Identify and copy all lines of the material where the string "Reproduce" is found.

Record excerpts
────

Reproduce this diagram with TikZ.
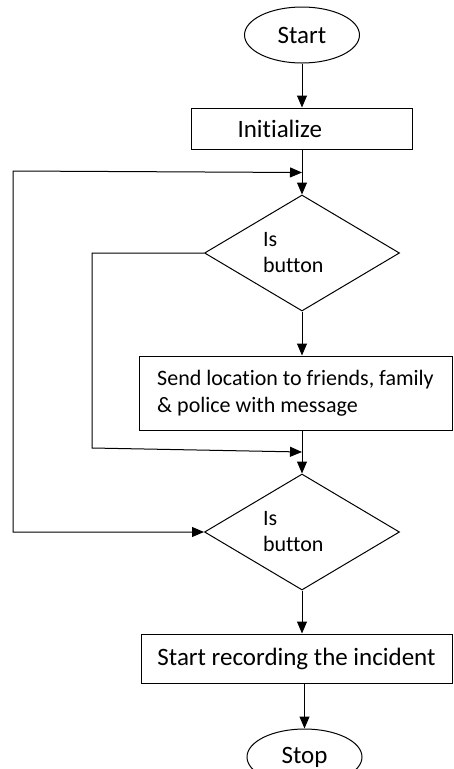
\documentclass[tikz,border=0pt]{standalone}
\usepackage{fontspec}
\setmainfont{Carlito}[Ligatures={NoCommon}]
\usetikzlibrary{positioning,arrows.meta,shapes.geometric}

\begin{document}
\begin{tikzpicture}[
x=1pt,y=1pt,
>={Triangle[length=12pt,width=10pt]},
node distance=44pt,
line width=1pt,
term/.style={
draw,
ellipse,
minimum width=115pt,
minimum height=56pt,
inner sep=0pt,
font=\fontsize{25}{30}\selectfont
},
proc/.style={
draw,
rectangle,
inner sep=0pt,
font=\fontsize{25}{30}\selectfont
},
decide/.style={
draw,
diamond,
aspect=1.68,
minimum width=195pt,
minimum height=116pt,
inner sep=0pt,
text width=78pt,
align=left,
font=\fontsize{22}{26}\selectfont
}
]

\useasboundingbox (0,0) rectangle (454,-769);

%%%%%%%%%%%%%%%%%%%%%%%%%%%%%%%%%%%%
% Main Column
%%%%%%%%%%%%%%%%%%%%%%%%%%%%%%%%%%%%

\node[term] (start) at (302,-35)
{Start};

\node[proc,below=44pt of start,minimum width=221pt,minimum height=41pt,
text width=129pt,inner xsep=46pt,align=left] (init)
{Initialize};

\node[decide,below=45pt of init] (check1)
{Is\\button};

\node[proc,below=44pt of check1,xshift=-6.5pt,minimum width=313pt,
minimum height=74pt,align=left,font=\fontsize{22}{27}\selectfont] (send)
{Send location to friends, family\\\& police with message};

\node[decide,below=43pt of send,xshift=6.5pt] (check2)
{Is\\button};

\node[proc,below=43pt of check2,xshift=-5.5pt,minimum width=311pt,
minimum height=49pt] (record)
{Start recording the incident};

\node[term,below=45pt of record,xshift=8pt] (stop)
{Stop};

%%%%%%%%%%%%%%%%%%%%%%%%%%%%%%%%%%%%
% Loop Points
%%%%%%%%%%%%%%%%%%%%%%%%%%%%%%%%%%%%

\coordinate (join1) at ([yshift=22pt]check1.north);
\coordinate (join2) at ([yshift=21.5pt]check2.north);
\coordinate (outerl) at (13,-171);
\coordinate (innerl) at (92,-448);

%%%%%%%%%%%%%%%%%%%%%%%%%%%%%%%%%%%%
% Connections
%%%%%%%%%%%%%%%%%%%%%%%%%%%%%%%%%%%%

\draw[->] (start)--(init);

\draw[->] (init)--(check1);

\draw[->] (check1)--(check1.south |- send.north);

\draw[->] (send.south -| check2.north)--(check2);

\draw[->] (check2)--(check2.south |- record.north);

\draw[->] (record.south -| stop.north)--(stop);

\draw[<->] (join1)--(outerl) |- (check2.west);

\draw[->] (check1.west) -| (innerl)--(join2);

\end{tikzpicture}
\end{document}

────

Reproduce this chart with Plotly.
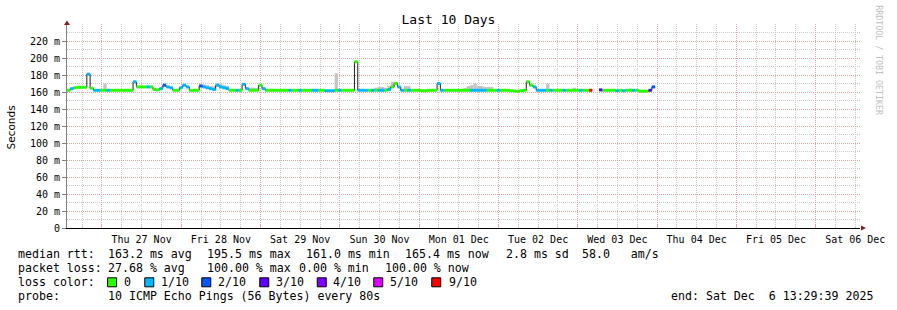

────

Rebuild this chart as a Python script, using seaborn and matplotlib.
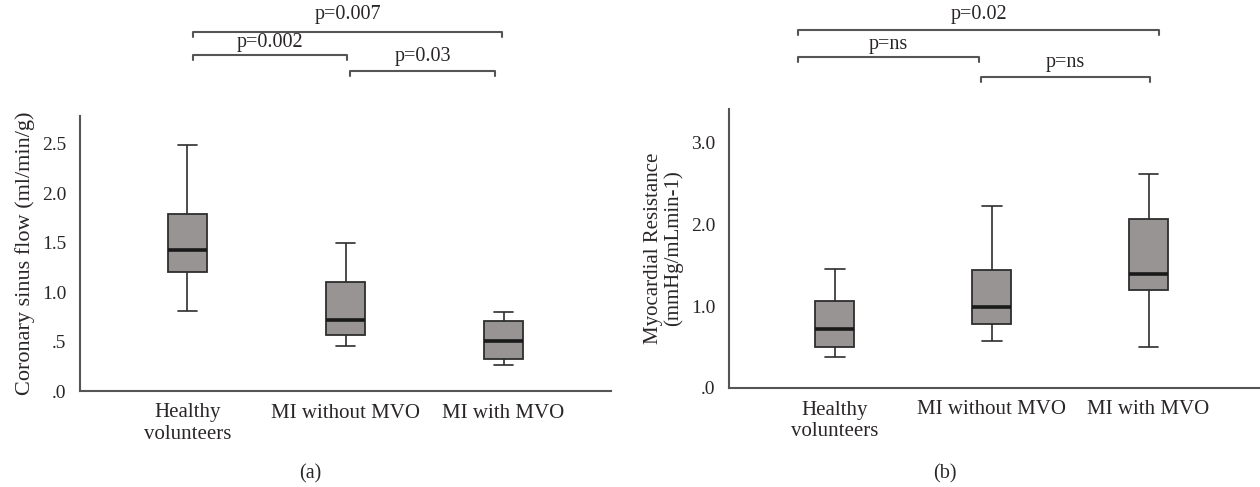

────

Result
Reproduce this diagram with TikZ.
Reproduce this chart with Plotly.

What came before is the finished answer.